If deploymentName is present, derive these identifiers before changing payloads:

endpointName: replace -dg- with -oe- in deploymentGroupName
resourceInstanceId: get it from scheduler traces or the first matching state-transition record

Use ADX or kusto-local against cluster https://aiscprodkusto.westus2.kusto.windows.net, database logs, when direct log queries are needed.
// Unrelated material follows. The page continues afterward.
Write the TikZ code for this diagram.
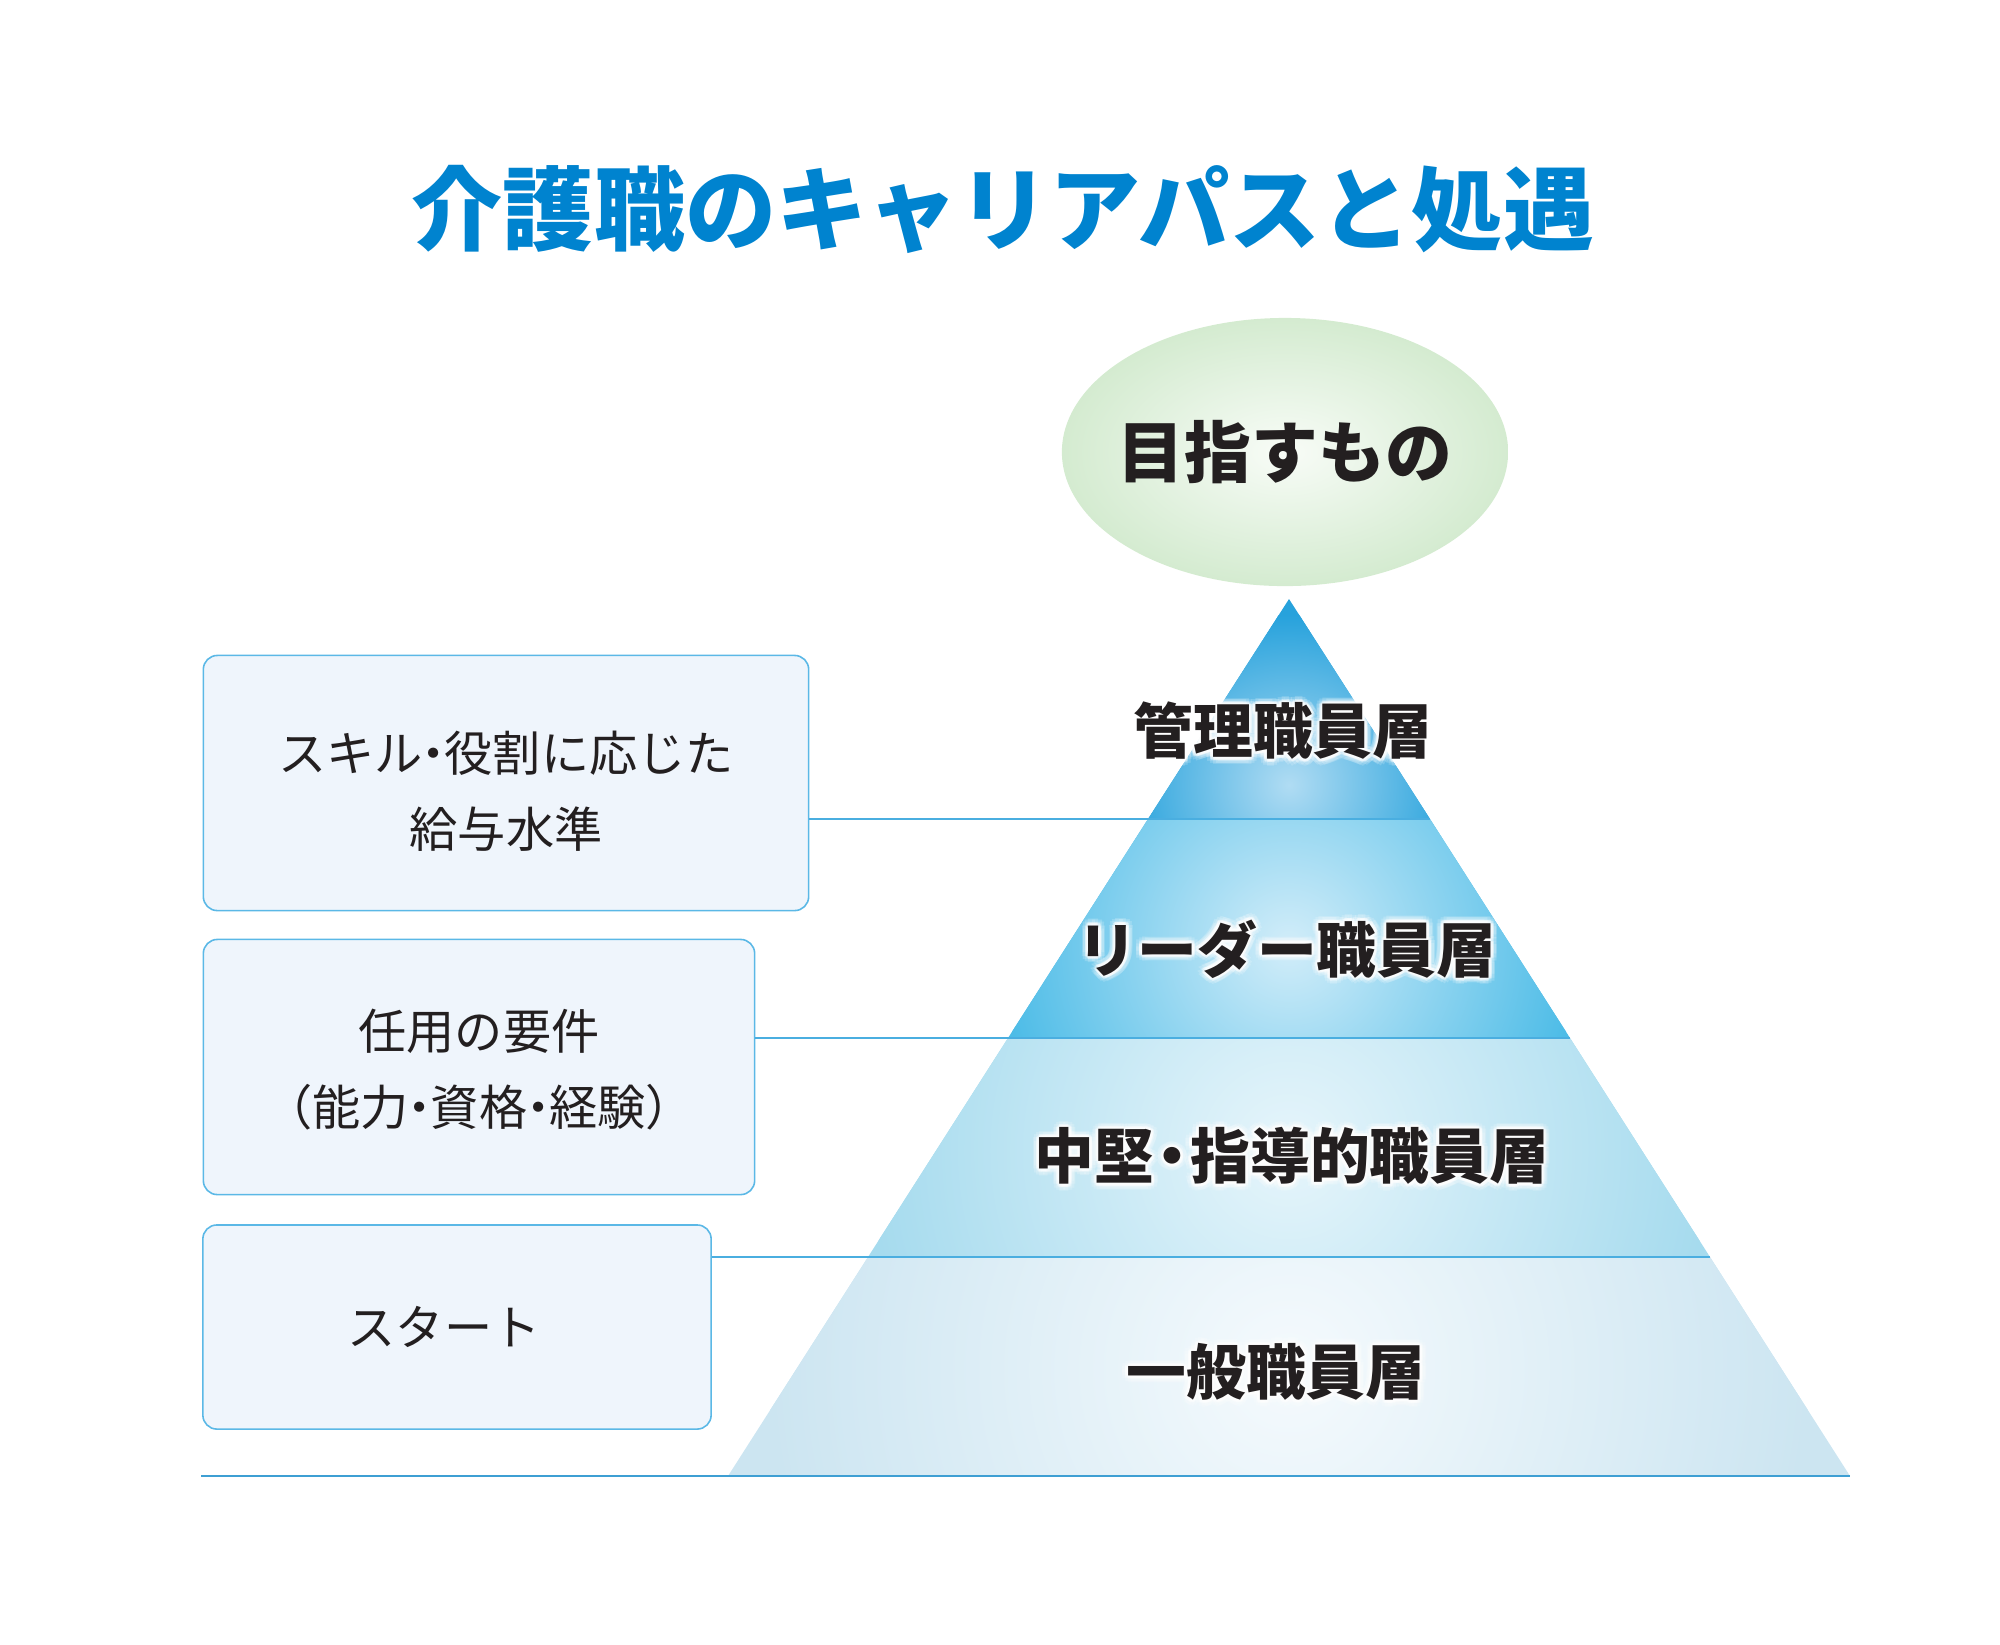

Use scheduler traces to separate planner/scheduling issues from container startup issues:

SchedulerStateTransitions
| where TIMESTAMP > ago(1h)
| where message has "{deploymentName}"
| project TIMESTAMP, CurrentState, ToState, ApplicationName, message
| order by TIMESTAMP asc
| take 50

Then use container traces for engine startup and health details:

ContainerTraces
| where TIMESTAMP > ago(1h)
| where ApplicationName == "{resourceInstanceId}"
| where Level >= 3 or RawMessage has "model" or RawMessage has "engine" or RawMessage has "ready" or RawMessage has "error" or RawMessage has "loading" or RawMessage has "started"
| project TIMESTAMP, CodePackageName, RawMessage, Level
| order by TIMESTAMP asc
| take 100

If there are no container logs yet, treat that as "container has not started" rather than proof that the payload is wrong.

Failure handling

Failed Start with capacityDiagnostics. Distinguish capacity or user error from engine or container failure before changing the payload. Bucket the failure class before recommending a fix:
- SCHEDULING_FAILURE when scheduler traces show capacity, quota, or unschedulable placement issues.
- CONTAINER_CRASH or HEALTH_CHECK_TIMEOUT when deploymentName exists but the deployment never becomes healthy.
- OOM, CUDA_ERROR, or MODEL_LOAD_FAILURE when container traces show engine startup failure signatures.
- UNKNOWN only when neither capacityDiagnostics nor traces give a usable cause.
Preparing or Pausing stuck for a long time Check deployment-group shadowState, planner behavior, and the admin oplog before retrying blindly. If oplog only shows Creating and deployment-group shadowState.currentStateInstanceCount is still below goal, treat it as underlying compute still provisioning, not as payload validation failure. If deploymentName is already set, inspect scheduler and container traces before retrying the API call.
InvalidShadowTestDeploymentGroupName Treat this as a selector problem, not an engine problem. Retry without DeploymentGroupName and TrafficGroup while preserving ControlModelDefinitionId, InstanceCount, Sku, and AllotmentId.
delete workflow Pause first, wait for Paused, then delete.
admin cleanup Use the admin forceTerminate path only for explicit DRI or livesite cleanup, not as the default delete path.

Ask strategy

Do not ask for every payload field at once.

When the user asks what else is needed, reply with the unresolved subset from Required user inputs using those exact normalized field names. Keep the reply to the smallest sufficient subset.

Start with:

prod_engine_definition
shadow_engine_definition
region
deployment_group_name or model_pool_name
allotment_id
sku
traffic_percentage

Then mine the repo for control_model_definition_id, request-template candidates, and naming patterns. If the user's stated goal is "only test engine definition", default to preserving prod-aligned sku, traffic_group, instance_count, and request-header behavior unless the diff proves they must change.

Before asking the user for a new shadow MD id, check whether the shadow ED name already exists as a model definition in model-pool. If the explicit deployment group is missing or rejected, prefer the no-DG fallback before asking the user for a replacement DG.

Ask for shadow_test_id, traffic_group, shadow_model_definition_id, shadow_model_definition_version, or header_override_notes only when they remain unresolved.